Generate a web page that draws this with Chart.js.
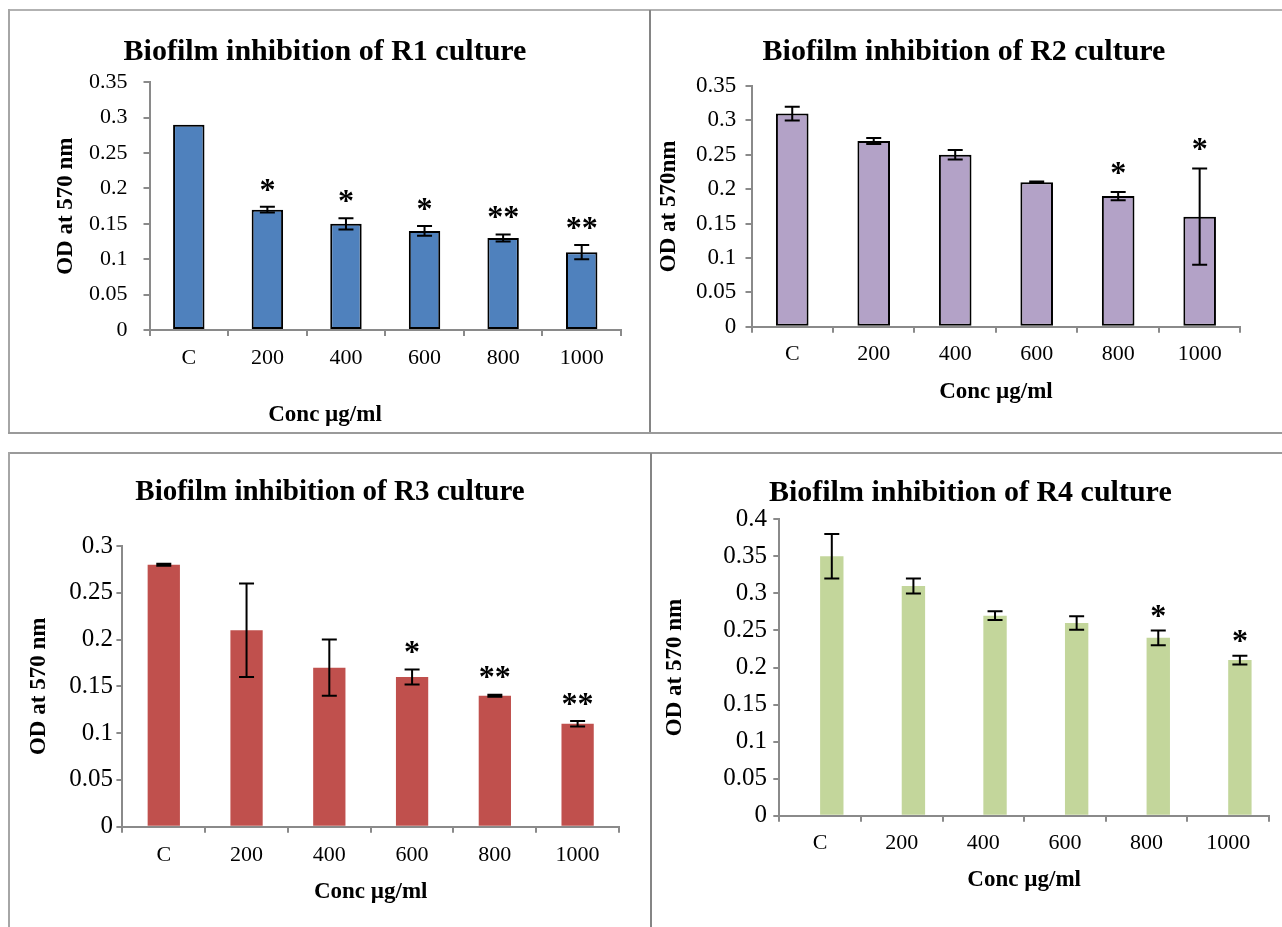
<!DOCTYPE html>
<html>
<head>
<meta charset="utf-8">
<script src="https://cdn.jsdelivr.net/npm/chart.js@4.4.1/dist/chart.umd.min.js"></script>
<style>
  html, body { margin: 0; padding: 0; background: #fff; }
  body { width: 1282px; height: 927px; position: relative; overflow: hidden; }
  canvas { position: absolute; }
  .rule { position: absolute; background: #9c9c9c; }
</style>
</head>
<body>
<!-- panel frames -->
<div class="rule" style="left:8px;top:9px;width:1274px;height:2px;background:#b2b2b2"></div>
<div class="rule" style="left:8px;top:9px;width:2px;height:425px;background:#a6a6a6"></div>
<div class="rule" style="left:649px;top:10px;width:2px;height:423px;background:#858585"></div>
<div class="rule" style="left:8px;top:432px;width:1274px;height:2px;background:#9a9a9a"></div>
<div class="rule" style="left:8px;top:452px;width:1274px;height:2px;background:#9a9a9a"></div>
<div class="rule" style="left:8px;top:452px;width:2px;height:475px;background:#a6a6a6"></div>
<div class="rule" style="left:650px;top:453px;width:2px;height:474px;background:#858585"></div>

<script>
// ---- data ----
const categories = ['C', '200', '400', '600', '800', '1000'];

const r1Means  = [0.29, 0.17, 0.15, 0.14, 0.13, 0.11];
const r1Errors = [0, 0.004, 0.008, 0.007, 0.005, 0.01];
const r1Marks  = ['', '*', '*', '*', '**', '**'];

const r2Means  = [0.31, 0.27, 0.25, 0.21, 0.19, 0.16];
const r2Errors = [0.01, 0.0045, 0.007, 0.001, 0.006, 0.07];
const r2Marks  = ['', '', '', '', '*', '*'];

const r3Means  = [0.28, 0.21, 0.17, 0.16, 0.14, 0.11];
const r3Errors = [0.001, 0.05, 0.03, 0.008, 0.001, 0.003];
const r3Marks  = ['', '', '', '*', '**', '**'];

const r4Spacer = [null, null, null, null, null, null];
const r4Means  = [0.35, 0.31, 0.27, 0.26, 0.24, 0.21];
const r4Errors = [0.03, 0.01, 0.006, 0.009, 0.01, 0.006];
const r4Marks  = ['', '', '', '', '*', '*'];

const yMaxR1 = 0.35, yMaxR2 = 0.35, yMaxR3 = 0.3, yMaxR4 = 0.4;
const yStep = 0.05;

// ---- styling ----
const FONT = "'Liberation Serif', 'Times New Roman', Times, serif";
const AXIS = '#8a8a8a';
const TICK_LEN = 6;

// error bars and significance stars, drawn from the y scale
const errorBars = {
  id: 'errorBars',
  afterDatasetsDraw(chart, args, o) {
    const { ctx } = chart;
    const yScale = chart.scales.y;
    chart.data.datasets.forEach((ds, di) => {
      if (!ds.errors) return;
      const meta = chart.getDatasetMeta(di);
      ctx.save();
      ctx.strokeStyle = '#000';
      ctx.fillStyle = '#000';
      ctx.lineWidth = 2;
      ctx.font = 'bold ' + o.markSize + 'px ' + FONT;
      ctx.textAlign = 'center';
      ctx.textBaseline = 'alphabetic';
      meta.data.forEach((bar, i) => {
        const v = ds.data[i];
        const e = ds.errors[i];
        let top = yScale.getPixelForValue(v);
        if (e > 0) {
          top = yScale.getPixelForValue(v + e);
          const bot = yScale.getPixelForValue(v - e);
          const h = o.cap / 2;
          ctx.beginPath();
          ctx.moveTo(bar.x, top); ctx.lineTo(bar.x, bot);
          ctx.moveTo(bar.x - h, top); ctx.lineTo(bar.x + h, top);
          ctx.moveTo(bar.x - h, bot); ctx.lineTo(bar.x + h, bot);
          ctx.stroke();
        }
        const mark = ds.marks && ds.marks[i];
        if (mark) ctx.fillText(mark, bar.x, top - o.gap + o.markSize * 0.46);
      });
      ctx.restore();
    });
  }
};

function makePanel(p) {
  const cv = document.createElement('canvas');
  cv.width = p.box.w; cv.height = p.box.h;
  cv.style.left = p.box.x + 'px'; cv.style.top = p.box.y + 'px';
  cv.style.width = p.box.w + 'px'; cv.style.height = p.box.h + 'px';
  document.body.appendChild(cv);

  // plot area in canvas coordinates
  const L = p.plot.l - p.box.x, R = p.plot.r - p.box.x;
  const T = p.plot.t - p.box.y, B = p.plot.b - p.box.y;
  const tcx = p.title.cx - p.box.x, tcy = p.title.cy - p.box.y;

  const padL = 2 * tcx - R;           // chart title is centred over [padL, R]
  const padR = p.box.w - R;
  const yAxisW = L - padL;

  const tLH = p.title.size * 1.2;
  const yTitleLH = p.yTitle.size * 1.2;
  const xTitleLH = p.xTitle.size * 1.2;
  const xTickLH = p.xTick.size * 1.2;

  const titleFont = { family: FONT, size: p.title.size, weight: 'bold' };
  const xTitleFont = { family: FONT, size: p.xTitle.size, weight: 'bold' };

  let xAxisH, padB;
  let subtitle = { display: false };
  if (p.xTitle.free) {
    xAxisH = 45;
    const subTop = p.xTitle.dy - xAxisH - xTitleLH / 2;
    padB = p.box.h - (B + xAxisH + subTop + xTitleLH);
    subtitle = {
      display: true, position: 'bottom', text: p.xTitle.text, color: '#000',
      font: xTitleFont, padding: { top: subTop, bottom: 0 }
    };
  } else {
    xAxisH = p.xTitle.dy + xTitleLH / 2;
    padB = p.box.h - B - xAxisH;
  }

  const gridOpts = {
    display: true, drawOnChartArea: false, drawTicks: true,
    tickLength: TICK_LEN, color: AXIS, lineWidth: 2
  };

  return new Chart(cv, {
    type: 'bar',
    data: { labels: categories, datasets: p.datasets },
    options: {
      responsive: false,
      animation: false,
      devicePixelRatio: 1,
      events: [],
      layout: { padding: { left: padL, right: padR, top: 0, bottom: padB } },
      datasets: { bar: { categoryPercentage: p.catPct, barPercentage: p.barPct } },
      plugins: {
        legend: { display: false },
        tooltip: { enabled: false },
        title: {
          display: true, text: p.title.text, color: '#000', font: titleFont,
          padding: { top: tcy - tLH / 2, bottom: T - tcy - tLH / 2 }
        },
        subtitle: subtitle,
        errorBars: { cap: 15, gap: p.markGap, markSize: 32 }
      },
      scales: {
        x: {
          border: { display: true, color: AXIS, width: 2 },
          grid: Object.assign({ offset: true }, gridOpts),
          ticks: {
            color: '#000', font: { family: FONT, size: p.xTick.size },
            padding: p.xTick.dy - TICK_LEN - xTickLH / 2,
            maxRotation: 0, autoSkip: false
          },
          title: {
            display: !p.xTitle.free, text: p.xTitle.text, color: '#000',
            font: xTitleFont, padding: { top: 0, bottom: 0 }
          },
          afterFit: s => { s.height = xAxisH; }
        },
        y: {
          min: 0, max: p.yMax,
          border: { display: true, color: AXIS, width: 2 },
          grid: gridOpts,
          ticks: {
            stepSize: yStep, color: '#000',
            font: { family: FONT, size: p.yTick.size },
            padding: p.yTick.gap - TICK_LEN,
            callback: v => String(+Number(v).toFixed(2))
          },
          title: {
            display: true, text: p.yTitle.text, color: '#000',
            font: { family: FONT, size: p.yTitle.size, weight: 'bold' },
            padding: { top: (p.yTitle.cx - p.box.x) - padL - yTitleLH / 2, bottom: 0 }
          },
          afterFit: s => { s.width = yAxisW; }
        }
      }
    },
    plugins: [errorBars]
  });
}

const xTitleText = 'Conc µg/ml';

makePanel({
  box: { x: 10, y: 12, w: 639, h: 420 },
  plot: { l: 149.5, r: 621, t: 82.3, b: 330 },
  title: { text: 'Biofilm inhibition of R1 culture', cx: 325, cy: 52, size: 30 },
  yTitle: { text: 'OD at 570 nm', cx: 66, size: 23 },
  yTick: { size: 22, gap: 22 },
  xTick: { size: 22, dy: 28 },
  xTitle: { text: xTitleText, size: 23, dy: 85, free: true },
  yMax: yMaxR1, catPct: 1, barPct: 0.4, markGap: 22,
  datasets: [{
    label: 'R1', data: r1Means, errors: r1Errors, marks: r1Marks,
    backgroundColor: '#4F81BD', borderColor: '#000', borderWidth: 2, borderSkipped: false
  }]
});

makePanel({
  box: { x: 652, y: 12, w: 630, h: 420 },
  plot: { l: 751.5, r: 1240.4, t: 86, b: 326.7 },
  title: { text: 'Biofilm inhibition of R2 culture', cx: 964, cy: 52, size: 30 },
  yTitle: { text: 'OD at 570nm', cx: 668.7, size: 23 },
  yTick: { size: 23, gap: 15.2 },
  xTick: { size: 22, dy: 27.3 },
  xTitle: { text: xTitleText, size: 23, dy: 65.3 },
  yMax: yMaxR2, catPct: 1, barPct: 0.4, markGap: 24,
  datasets: [{
    label: 'R2', data: r2Means, errors: r2Errors, marks: r2Marks,
    backgroundColor: '#B3A2C7', borderColor: '#000', borderWidth: 2, borderSkipped: false
  }]
});

makePanel({
  box: { x: 10, y: 455, w: 640, h: 472 },
  plot: { l: 122.4, r: 619, t: 546, b: 826.7 },
  title: { text: 'Biofilm inhibition of R3 culture', cx: 330, cy: 493, size: 29 },
  yTitle: { text: 'OD at 570 nm', cx: 39.4, size: 23 },
  yTick: { size: 25, gap: 9.5 },
  xTick: { size: 22, dy: 28.3 },
  xTitle: { text: xTitleText, size: 23, dy: 65.3 },
  yMax: yMaxR3, catPct: 1, barPct: 0.39, markGap: 22,
  datasets: [{
    label: 'R3', data: r3Means, errors: r3Errors, marks: r3Marks,
    backgroundColor: '#C0504D', borderWidth: 0
  }]
});

makePanel({
  box: { x: 653, y: 455, w: 629, h: 472 },
  plot: { l: 779.3, r: 1269, t: 519.3, b: 815.7 },
  title: { text: 'Biofilm inhibition of R4 culture', cx: 970.3, cy: 493, size: 30 },
  yTitle: { text: 'OD at 570 nm', cx: 674.8, size: 23 },
  yTick: { size: 25, gap: 12.3 },
  xTick: { size: 22, dy: 27.3 },
  xTitle: { text: xTitleText, size: 23, dy: 64.3 },
  yMax: yMaxR4, catPct: 0.573, barPct: 1, markGap: 19,
  datasets: [
    { label: 'Series1', data: r4Spacer, backgroundColor: 'rgba(0,0,0,0)', borderWidth: 0 },
    {
      label: 'R4', data: r4Means, errors: r4Errors, marks: r4Marks,
      backgroundColor: '#C3D69B', borderWidth: 0
    }
  ]
});
</script>
</body>
</html>
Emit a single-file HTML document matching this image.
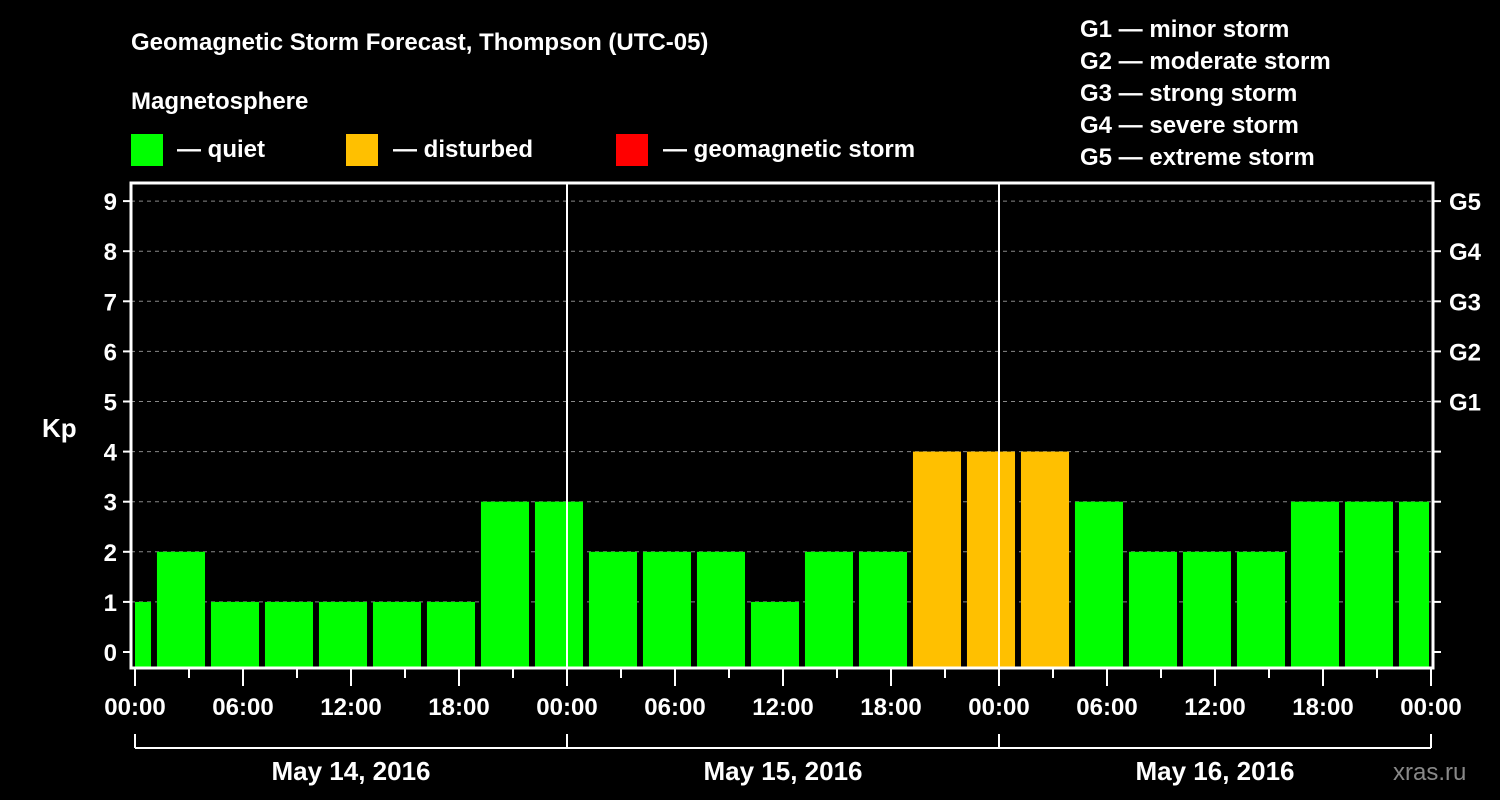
<!DOCTYPE html>
<html><head><meta charset="utf-8"><style>
body{margin:0;background:#000;}
svg{display:block;font-family:"Liberation Sans",sans-serif;font-weight:bold;}
</style></head><body>
<svg id="c" width="1500" height="800" viewBox="0 0 1500 800">
<rect width="1500" height="800" fill="#000"/>
<text x="131" y="50" fill="#fff" font-size="24">Geomagnetic Storm Forecast, Thompson (UTC-05)</text>
<text x="131" y="109" fill="#fff" font-size="24">Magnetosphere</text>
<g><rect x="131" y="134" width="32" height="32" fill="#00ff00"/><text x="177" y="157" fill="#fff" font-size="24">— quiet</text></g>
<g><rect x="346" y="134" width="32" height="32" fill="#ffc000"/><text x="393" y="157" fill="#fff" font-size="24">— disturbed</text></g>
<g><rect x="616" y="134" width="32" height="32" fill="#ff0000"/><text x="663" y="157" fill="#fff" font-size="24">— geomagnetic storm</text></g>
<g fill="#fff" font-size="24">
<text x="1080" y="37">G1 — minor storm</text>
<text x="1080" y="69">G2 — moderate storm</text>
<text x="1080" y="101">G3 — strong storm</text>
<text x="1080" y="133">G4 — severe storm</text>
<text x="1080" y="165">G5 — extreme storm</text>
</g>
<text x="42" y="437" fill="#fff" font-size="26">Kp</text>
<text x="1393" y="780" fill="#888" font-size="24" font-weight="normal">xras.ru</text>
<g id="plot"></g>
</svg>
<script>
const kpValues=[1,2,1,1,1,1,1,3,3,2,2,2,1,2,2,4,4,4,3,2,2,2,3,3,3];
const yTicks=[0,1,2,3,4,5,6,7,8,9];
const gLabels=["G1","G2","G3","G4","G5"];
const xTickLabels=["00:00","06:00","12:00","18:00","00:00","06:00","12:00","18:00","00:00","06:00","12:00","18:00","00:00"];
const dayLabels=["May 14, 2016","May 15, 2016","May 16, 2016"];
const NS="http://www.w3.org/2000/svg";
const g=document.getElementById('plot');
const L=131,R=1433,T=183,B=668,X0=135,PXH=18;
const x=h=>X0+h*PXH;
const y=k=>652-k*50.1;
function el(t,a,p){const e=document.createElementNS(NS,t);for(const k in a)e.setAttribute(k,a[k]);(p||g).appendChild(e);return e;}
yTicks.forEach(k=>{
 if(k>0){const gl=el('line',{x1:L,x2:R,y1:y(k),y2:y(k),stroke:'#888','stroke-dasharray':'4,4','stroke-width':1});
 
 }
 const t1=el('line',{x1:L-8,x2:L,y1:y(k),y2:y(k),stroke:'#fff','stroke-width':2});
 
 
 const t2=el('line',{x1:R,x2:R+8,y1:y(k),y2:y(k),stroke:'#fff','stroke-width':2});
 
 
 const tl=el('text',{x:L-14,y:y(k)+9,fill:'#fff','font-size':24,'text-anchor':'end'});tl.textContent=k;
 
 
});
gLabels.forEach((s,i)=>{const t=el('text',{x:R+16,y:y(5+i)+9,fill:'#fff','font-size':24});t.textContent=s;
 
 });
kpValues.forEach((v,i)=>{
 let h0=3*i-1.78,h1=h0+2.67;
 let x0=Math.max(x(h0),L+4),x1=Math.min(x(h1),R-4);
 const col=v>=5?'#ff0000':(v>=4?'#ffc000':'#00ff00');
 const r=el('rect',{x:x0,y:y(v),width:x1-x0,height:B-y(v),fill:col});
 
 
});
[1,2].forEach(d=>{const l=el('line',{x1:x(24*d),x2:x(24*d),y1:T,y2:B,stroke:'#fff','stroke-width':2});
 
 });
const fr=el('path',{d:`M${L} ${T}H${R}V${B}H${L}Z`,fill:'none',stroke:'#fff','stroke-width':3});


for(let h=0;h<=72;h+=3){
 const long=h%6==0;
 const t=el('line',{x1:x(h),x2:x(h),y1:B,y2:B+(long?18:10),stroke:'#fff','stroke-width':2});
 
 
}
xTickLabels.forEach((s,i)=>{const t=el('text',{x:x(i*6),y:715,fill:'#fff','font-size':24,'text-anchor':'middle'});t.textContent=s;
 
 });
const br=el('line',{x1:x(0),x2:x(72),y1:748,y2:748,stroke:'#fff','stroke-width':2});


[0,24,48,72].forEach(h=>{const t=el('line',{x1:x(h),x2:x(h),y1:734,y2:748,stroke:'#fff','stroke-width':2});
 
 });
dayLabels.forEach((s,i)=>{const t=el('text',{x:x(24*i+12),y:780,fill:'#fff','font-size':26,'text-anchor':'middle'});t.textContent=s;
 
 });
</script>
</body></html>
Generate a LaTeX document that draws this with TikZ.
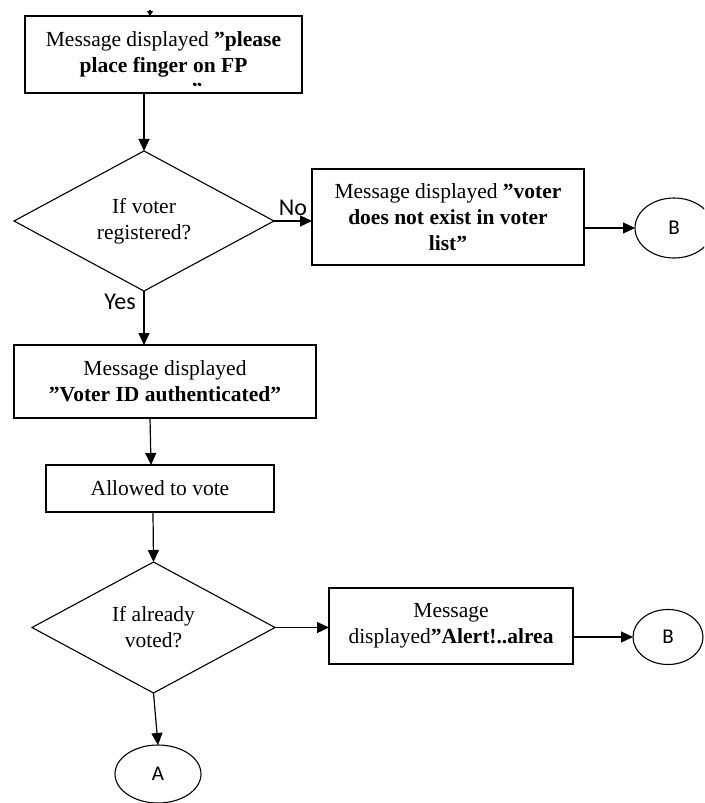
\documentclass[tikz,border=0pt]{standalone}
\usepackage{fontspec}
\setmainfont{Liberation Serif}
\newfontfamily\labelsans{Carlito}
\usetikzlibrary{arrows.meta,shapes.geometric}

\begin{document}
\begin{tikzpicture}[x=1pt,y=-1pt,
  every node/.style={inner sep=0pt, outer sep=0pt},
  proc/.style={draw, line width=1.1pt, rectangle, align=center,
    font=\fontsize{21.5}{26}\selectfont},
  decide/.style={draw, line width=1.1pt, diamond, align=center,
    font=\fontsize{21.5}{26}\selectfont},
  conn/.style={draw, line width=1.1pt, ellipse,
    font=\labelsans\fontsize{21}{24}\selectfont},
  flow/.style={line width=1.2pt, -{Triangle[length=12pt,width=11pt]}},
  tag/.style={font=\labelsans\fontsize{24}{28}\selectfont}
]
\useasboundingbox (0,0) rectangle (704,803);
\clip (0,0) rectangle (704,803);

% process boxes
\node[proc, minimum width=277pt, minimum height=77pt] (msgfp) at (163.5,54.5)
  {Message displayed \textbf{”please}\\\textbf{place finger on FP}};
\node[proc, minimum width=272pt, minimum height=96pt] (msgno) at (448,217)
  {Message displayed \textbf{”voter}\\\textbf{does not exist in voter}\\\textbf{list”}};
\node[proc, minimum width=302pt, minimum height=73pt] (msgid) at (165,381.5)
  {Message displayed\\\textbf{”Voter ID authenticated”}};
\node[proc, minimum width=228pt, minimum height=47pt] (allow) at (160,488.5)
  {Allowed to vote};
\node[proc, minimum width=244pt, minimum height=76pt] (msgal) at (451,626)
  {Message\\displayed\textbf{”Alert!..alrea}};

% closing quote of the first message, cut off by the box
\begin{scope}
  \clip (25,16) rectangle (302,85);
  \node[anchor=base, font=\fontsize{21.5}{26}\selectfont\bfseries] (cutq) at (197,97.5) {”};
\end{scope}

% decisions
\node[decide, minimum width=260pt, minimum height=140pt] (q1) at (144,221)
  {If voter\\registered?};
\node[decide, minimum width=243pt, minimum height=131pt] (q2) at (153.5,627.5)
  {If already\\voted?};

% connectors
\node[conn, minimum width=78pt, minimum height=60pt] (b1) at (674,228) {B};
\node[conn, minimum width=70pt, minimum height=55pt] (b2) at (668,637) {B};
\node[conn, minimum width=86pt, minimum height=58pt] (ca) at (158,774) {A};

% branch labels
\node[tag] (nolab) at (293,208) {No};
\node[tag] (yeslab) at (120,302) {Yes};

% flow lines
\coordinate (entry) at (150,10);
\draw[line width=1.1pt, -{Triangle[length=5pt,width=6pt]}] (entry) -- (entry |- msgfp.north);
\draw[flow] (q1.north |- msgfp.south) -- (q1.north);
\draw[flow] (q1.east) -- (q1.east -| msgno.west);
\draw[flow] (b1.west -| msgno.east) -- (b1.west);
\draw[flow] (q1.south) -- (q1.south |- msgid.north);
\draw[flow] ([xshift=-15pt]msgid.south) -- ([xshift=-9pt]allow.north);
\draw[flow] ([xshift=-7pt]allow.south) -- (q2.north);
\draw[flow] (q2.east) -- (q2.east -| msgal.west);
\draw[flow] (b2.west -| msgal.east) -- (b2.west);
\draw[flow] (q2.south) -- (ca.north);
\end{tikzpicture}
\end{document}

- What the task requires
From the first line above down to the line with "const TICK_LEN = 6;", reproduce every line and no others, omitting pictures.

- Exercise solution
Generate a web page that draws this with Chart.js.
<!DOCTYPE html>
<html>
<head>
<meta charset="utf-8">
<script src="https://cdn.jsdelivr.net/npm/chart.js@4.4.1/dist/chart.umd.min.js"></script>
<style>
  html, body { margin: 0; padding: 0; background: #fff; }
  body { width: 1282px; height: 927px; position: relative; overflow: hidden; }
  canvas { position: absolute; }
  .rule { position: absolute; background: #9c9c9c; }
</style>
</head>
<body>
<!-- panel frames -->
<div class="rule" style="left:8px;top:9px;width:1274px;height:2px;background:#b2b2b2"></div>
<div class="rule" style="left:8px;top:9px;width:2px;height:425px;background:#a6a6a6"></div>
<div class="rule" style="left:649px;top:10px;width:2px;height:423px;background:#858585"></div>
<div class="rule" style="left:8px;top:432px;width:1274px;height:2px;background:#9a9a9a"></div>
<div class="rule" style="left:8px;top:452px;width:1274px;height:2px;background:#9a9a9a"></div>
<div class="rule" style="left:8px;top:452px;width:2px;height:475px;background:#a6a6a6"></div>
<div class="rule" style="left:650px;top:453px;width:2px;height:474px;background:#858585"></div>

<script>
// ---- data ----
const categories = ['C', '200', '400', '600', '800', '1000'];

const r1Means  = [0.29, 0.17, 0.15, 0.14, 0.13, 0.11];
const r1Errors = [0, 0.004, 0.008, 0.007, 0.005, 0.01];
const r1Marks  = ['', '*', '*', '*', '**', '**'];

const r2Means  = [0.31, 0.27, 0.25, 0.21, 0.19, 0.16];
const r2Errors = [0.01, 0.0045, 0.007, 0.001, 0.006, 0.07];
const r2Marks  = ['', '', '', '', '*', '*'];

const r3Means  = [0.28, 0.21, 0.17, 0.16, 0.14, 0.11];
const r3Errors = [0.001, 0.05, 0.03, 0.008, 0.001, 0.003];
const r3Marks  = ['', '', '', '*', '**', '**'];

const r4Spacer = [null, null, null, null, null, null];
const r4Means  = [0.35, 0.31, 0.27, 0.26, 0.24, 0.21];
const r4Errors = [0.03, 0.01, 0.006, 0.009, 0.01, 0.006];
const r4Marks  = ['', '', '', '', '*', '*'];

const yMaxR1 = 0.35, yMaxR2 = 0.35, yMaxR3 = 0.3, yMaxR4 = 0.4;
const yStep = 0.05;

// ---- styling ----
const FONT = "'Liberation Serif', 'Times New Roman', Times, serif";
const AXIS = '#8a8a8a';
const TICK_LEN = 6;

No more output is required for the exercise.